▶ Dataset rows:

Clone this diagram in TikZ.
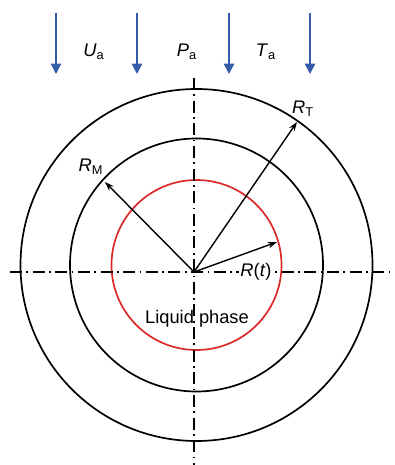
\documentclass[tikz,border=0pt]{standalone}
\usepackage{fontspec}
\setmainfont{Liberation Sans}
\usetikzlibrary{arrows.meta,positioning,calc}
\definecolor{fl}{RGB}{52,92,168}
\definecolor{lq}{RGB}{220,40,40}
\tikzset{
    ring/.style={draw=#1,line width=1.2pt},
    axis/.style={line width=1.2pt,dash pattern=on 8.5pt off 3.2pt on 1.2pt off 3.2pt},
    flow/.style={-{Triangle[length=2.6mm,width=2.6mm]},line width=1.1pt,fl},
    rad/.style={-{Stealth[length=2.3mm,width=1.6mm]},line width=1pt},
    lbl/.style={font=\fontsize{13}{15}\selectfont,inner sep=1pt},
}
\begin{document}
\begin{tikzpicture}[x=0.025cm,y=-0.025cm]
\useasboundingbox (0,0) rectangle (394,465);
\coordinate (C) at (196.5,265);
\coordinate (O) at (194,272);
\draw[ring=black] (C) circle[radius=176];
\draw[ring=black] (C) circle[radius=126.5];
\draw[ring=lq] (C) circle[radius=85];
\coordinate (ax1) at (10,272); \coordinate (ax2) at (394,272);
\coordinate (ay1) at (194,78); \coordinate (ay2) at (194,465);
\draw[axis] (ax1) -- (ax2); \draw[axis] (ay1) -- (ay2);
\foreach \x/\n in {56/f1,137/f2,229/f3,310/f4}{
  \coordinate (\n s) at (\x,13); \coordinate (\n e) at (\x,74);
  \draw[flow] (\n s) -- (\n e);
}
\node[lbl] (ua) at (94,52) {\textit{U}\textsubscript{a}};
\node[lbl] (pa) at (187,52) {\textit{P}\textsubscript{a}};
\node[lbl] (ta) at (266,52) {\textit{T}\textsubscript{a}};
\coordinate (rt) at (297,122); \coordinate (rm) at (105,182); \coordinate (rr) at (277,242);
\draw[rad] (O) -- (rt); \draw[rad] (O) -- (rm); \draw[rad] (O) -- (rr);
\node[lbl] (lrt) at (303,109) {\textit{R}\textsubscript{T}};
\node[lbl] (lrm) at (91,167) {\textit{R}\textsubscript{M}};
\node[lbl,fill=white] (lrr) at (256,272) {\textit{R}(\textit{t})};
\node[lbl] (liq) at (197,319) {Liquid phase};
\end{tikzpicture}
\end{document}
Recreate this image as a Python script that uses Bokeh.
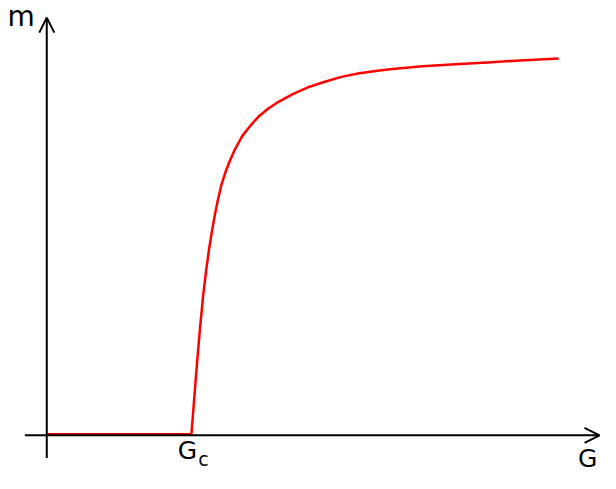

▶ Aim: Leave out the pictures and give the listing above again exactly.

▶ Full response:
Clone this diagram in TikZ.
\documentclass[tikz,border=0pt]{standalone}
\usepackage{fontspec}
\setmainfont{Liberation Sans}
\usetikzlibrary{arrows.meta,positioning,calc}
\definecolor{fl}{RGB}{52,92,168}
\definecolor{lq}{RGB}{220,40,40}
\tikzset{
    ring/.style={draw=#1,line width=1.2pt},
    axis/.style={line width=1.2pt,dash pattern=on 8.5pt off 3.2pt on 1.2pt off 3.2pt},
    flow/.style={-{Triangle[length=2.6mm,width=2.6mm]},line width=1.1pt,fl},
    rad/.style={-{Stealth[length=2.3mm,width=1.6mm]},line width=1pt},
    lbl/.style={font=\fontsize{13}{15}\selectfont,inner sep=1pt},
}
\begin{document}
\begin{tikzpicture}[x=0.025cm,y=-0.025cm]
\useasboundingbox (0,0) rectangle (394,465);
\coordinate (C) at (196.5,265);
\coordinate (O) at (194,272);
\draw[ring=black] (C) circle[radius=176];
\draw[ring=black] (C) circle[radius=126.5];
\draw[ring=lq] (C) circle[radius=85];
\coordinate (ax1) at (10,272); \coordinate (ax2) at (394,272);
\coordinate (ay1) at (194,78); \coordinate (ay2) at (194,465);
\draw[axis] (ax1) -- (ax2); \draw[axis] (ay1) -- (ay2);
\foreach \x/\n in {56/f1,137/f2,229/f3,310/f4}{
  \coordinate (\n s) at (\x,13); \coordinate (\n e) at (\x,74);
  \draw[flow] (\n s) -- (\n e);
}
\node[lbl] (ua) at (94,52) {\textit{U}\textsubscript{a}};
\node[lbl] (pa) at (187,52) {\textit{P}\textsubscript{a}};
\node[lbl] (ta) at (266,52) {\textit{T}\textsubscript{a}};
\coordinate (rt) at (297,122); \coordinate (rm) at (105,182); \coordinate (rr) at (277,242);
\draw[rad] (O) -- (rt); \draw[rad] (O) -- (rm); \draw[rad] (O) -- (rr);
\node[lbl] (lrt) at (303,109) {\textit{R}\textsubscript{T}};
\node[lbl] (lrm) at (91,167) {\textit{R}\textsubscript{M}};
\node[lbl,fill=white] (lrr) at (256,272) {\textit{R}(\textit{t})};
\node[lbl] (liq) at (197,319) {Liquid phase};
\end{tikzpicture}
\end{document}
Recreate this image as a Python script that uses Bokeh.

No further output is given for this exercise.